可愛いくて、こっちを向いてもらいたくて自然と手が彼女の顔を持ち上げてた。
愛しい彼女は俺のキスを受け入れてくれた…
彼女は、ほんとに朝まで居てくれた。
キスの後、ちょっときごちなくなってしまったけど、あきらくんが起きて状況は一変した。
俺と一緒に寝ると言い出してくれて、特別室だから良かったものの、かなり賑やかに淳子さんと走り回ってた。
せっかく淳子さんが朝まで居てくれるんだから、たくさん話したいと思ってたのに、気が付いたら朝だった。

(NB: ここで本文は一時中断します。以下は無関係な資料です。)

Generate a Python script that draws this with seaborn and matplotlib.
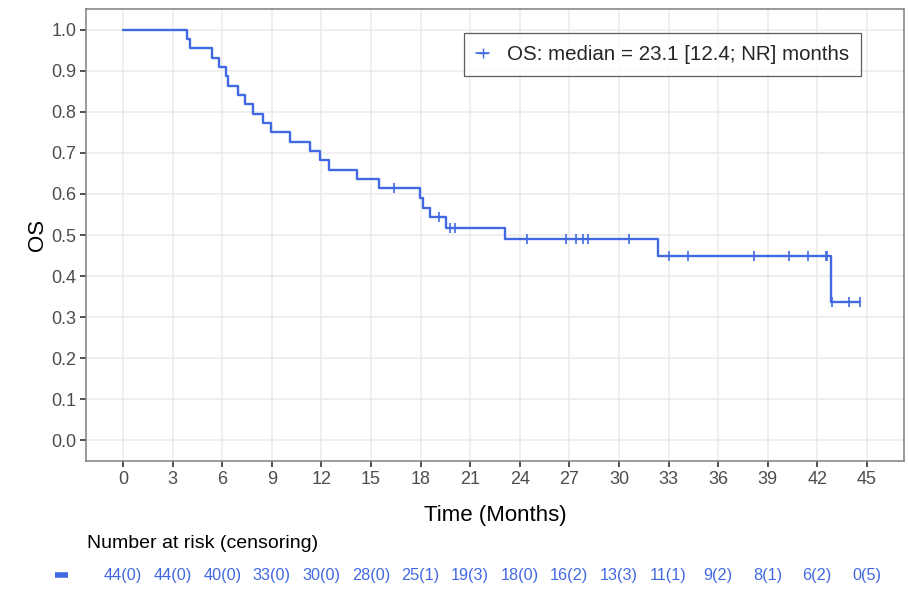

あきらくんは俺にしがみついてくれてて、淳子さんが、居ない。
あきらくんを起こさないようにベットの真ん中に移動させて、ゆっくり部屋を出ようとした時、扉に影ができた。
引き戸を開けると淳子さんが、袋を持って立ってる。
淳子:「太輔くん!おはよー♪立って大丈夫?」
淳子:「朝ごはん買って来た。ご飯かな?パンかな?そもそも食べる?食べれる?」
言いながら部屋のソファに座った。
淳子:「コンビニのオニギリなんて久しぶりやなぁ♪病院食もどんなんか気になったけどな。ふふ」
嬉しそうに、買ってきたものをテーブルに並べてる。
淳子さんの隣に座ると、彼女が一瞬緊張したのがわかった。
背中まである彼女の長い髪を触ろうとしたらあきらくんがムクッと起き上がって、笑顔で両手を広げた。